Reversible Reductions. This is an idea which Russell Impagliazzo first mentioned to me. Essentially, we limit ourselves to reductions with the property that they are reversible. Reversibility can be tested by mapping from one problem to another, and then back. There are a several variant theorem statements we could imagine. The most tractable variant for analysis might be the following:
Theorem There exists R^-1,Q^-1 such that for all base predictors b, for base learning problems D’:
E_{(x’,y’)~D’} L_T’(y’,b(x’)) = E_{(x’,y’) ~ R(R^-1(D’))} L_T’(y’,b(x’))
and Q^-1(Q(b))=b
Closely related (but different) is the following:
Theorem There exists R^-1,Q^-1 such that for all type T predictors h, for all type T distributions D:
E_{(x,y) ~ D} L_T(y,h(x)) = E_{(x,y)~R^-1(R(D))} L_T(y,h(x))
and Q(Q^-1(h)) = h
Bayesian Reductions This is an idea which Simon Osindero mentioned. The basic observation is that Bayes Law is pretty important to the process of learning. We would like it to be the case that Bayes Law and reductions compose. A theorem statement of the following form might be about right.
Theorem For some large family of priors P over distributions D of type T:
Bayes(P,(x,y)~D~P) = Q(Bayes(R(P),(x’,y’)~D’~R(P)))
Here “Bayes” is a learning algorithm which takes as input a prior P (or R(P)), and a sample (x,y) drawn by first drawing a D from P and then drawing from D (and similarly for the induced problem).
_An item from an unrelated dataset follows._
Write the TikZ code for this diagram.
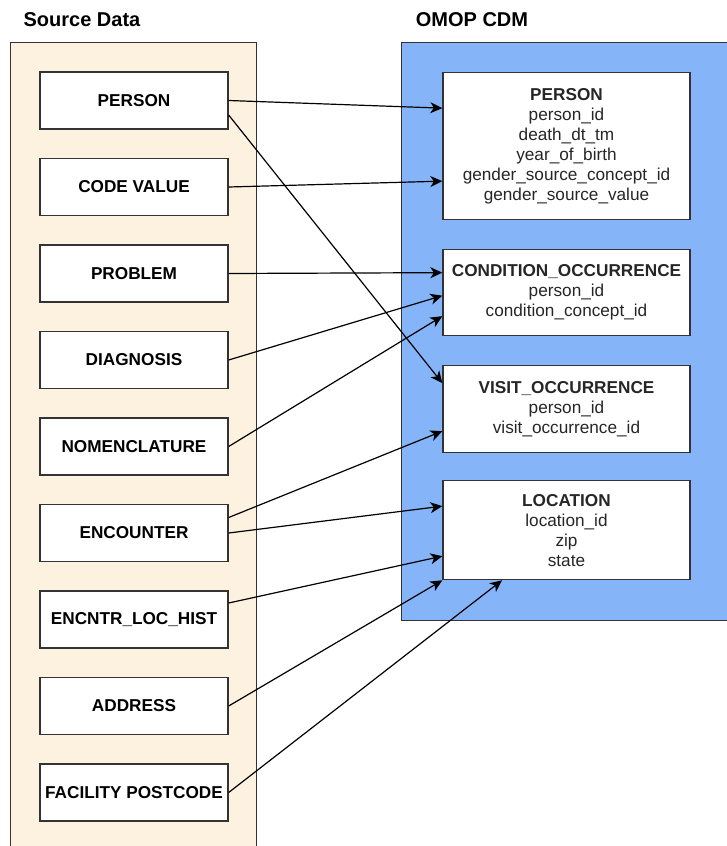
\documentclass[tikz,border=0pt]{standalone}
\usepackage{fontspec}
\setmainfont{Liberation Sans}
\usepackage{tikz}
\usetikzlibrary{arrows.meta, positioning, calc}

\definecolor{srcfill}{HTML}{FDF2DF}
\definecolor{cdmfill}{HTML}{85B4F9}
\definecolor{edgegray}{HTML}{333333}

\tikzset{
  srcbox/.style   = {rectangle, draw=edgegray, line width=1.3pt, fill=white,
                    minimum width=188pt, minimum height=57pt,
                    align=center, font=\fontsize{17.2}{20}\selectfont\bfseries},
  tablebox/.style = {rectangle, draw=edgegray, line width=1.3pt, fill=white,
                    minimum width=247pt, align=center,
                    font=\fontsize{17.2}{20}\selectfont, text=black!85},
  panel/.style    = {draw=edgegray, line width=1.3pt, inner sep=0pt},
  title/.style    = {font=\fontsize{20}{24}\selectfont\bfseries},
  ->/.style       = {line width=1.2pt, -{Stealth[length=12pt,width=11pt,inset=3.5pt]}}
}

\begin{document}
\begin{tikzpicture}[x=1pt, y=-1pt]

\useasboundingbox (0,0) rectangle (727,846);
\clip (0,0) rectangle (727,846);

% Panels
\node[panel, fill=srcfill, anchor=north west, minimum width=246pt, minimum height=830pt
] at (10, 42) (srcpanel) {};
\node[panel, fill=cdmfill, anchor=north west, minimum width=340pt, minimum height=578pt
] at (401, 42) (cdmpanel) {};

\node[title] at (82, 20) (srctitle) {Source Data};
\node[title] at (472, 20) (cdmtitle) {OMOP CDM};

% Source tables
\node[srcbox] at (134, 100.5) (srcperson) {PERSON};

\node[srcbox, anchor=north
] at ($(srcperson.south) + (0, 28.2)$) (srccode) {CODE VALUE};

\node[srcbox, anchor=north
] at ($(srccode.south) + (0, 28.2)$) (srcproblem) {PROBLEM};

\node[srcbox, anchor=north
] at ($(srcproblem.south) + (0, 28.2)$) (srcdiagnosis) {DIAGNOSIS};

\node[srcbox, anchor=north
] at ($(srcdiagnosis.south) + (0, 28.2)$) (srcnomenclature) {NOMENCLATURE};

\node[srcbox, anchor=north
] at ($(srcnomenclature.south) + (0, 28.2)$) (srcencounter) {ENCOUNTER};

\node[srcbox, anchor=north
] at ($(srcencounter.south) + (0, 28.2)$) (srclochist) {ENCNTR\_LOC\_HIST};

\node[srcbox, anchor=north
] at ($(srclochist.south) + (0, 28.2)$) (srcaddress) {ADDRESS};

\node[srcbox, anchor=north
] at ($(srcaddress.south) + (0, 28.2)$) (srcfacility) {FACILITY POSTCODE};

% OMOP tables
\node[tablebox, minimum height=147pt, anchor=north
] at (566.5, 72) (person) {
    \textbf{PERSON}\\person\_id\\death\_dt\_tm\\year\_of\_birth\\
    gender\_source\_concept\_id\\gender\_source\_value
};

\node[tablebox, minimum height=86pt, anchor=north
] at ($(person.south) + (0, 28.7)$) (condition) {
    \textbf{CONDITION\_OCCURRENCE}\\person\_id\\condition\_concept\_id
};

\node[tablebox, minimum height=87pt, anchor=north
] at ($(condition.south) + (0, 28.7)$) (visit) {
    \textbf{VISIT\_OCCURRENCE}\\person\_id\\visit\_occurrence\_id
};

\node[tablebox, minimum height=99pt, anchor=north
] at ($(visit.south) + (0, 26.7)$) (location) {
    \textbf{LOCATION}\\location\_id\\zip\\state
};

% Mappings
\draw[->] (srcperson.east) -- ([yshift=38pt]person.west);
\draw[->] ([yshift=-14.5pt]srcperson.east) -- ([yshift=26pt]visit.west);
\draw[->] (srccode.east) -- ([yshift=-35pt]person.west);
\draw[->] (srcproblem.east) -- ([yshift=20pt]condition.west);
\draw[->] (srcdiagnosis.east) -- ([yshift=-3pt]condition.west);
\draw[->] (srcnomenclature.east) -- ([yshift=-23.5pt]condition.west);
\draw[->] ([yshift=15.5pt]srcencounter.east) -- ([yshift=-22pt]visit.west);
\draw[->] (srcencounter.east) -- ([yshift=24pt]location.west);
\draw[->] ([yshift=16.5pt]srclochist.east) -- ([yshift=-26pt]location.west);
\draw[->] (srcaddress.east) -- (location.south west);
\draw[->] (srcfacility.east) -- ([xshift=-64.5pt]location.south);

\end{tikzpicture}
\end{document}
Also, R(P) is the prior induced by mapping D to R(D) after drawing from P.

The two missing components for these kinds of reductions are:

Theoretical evidence that we can satisfy these definitions of reduction between interesting types of learning problems.
Empirical evidence that algorithmic modifications driven by the theory are useful.

My experience is that analyzing reductions has yielded significant insight into how to solve learning problems, so I would encourage anyone with a bit of theoretical inclination in Machine Learning to consider the above (or other) families of reductions.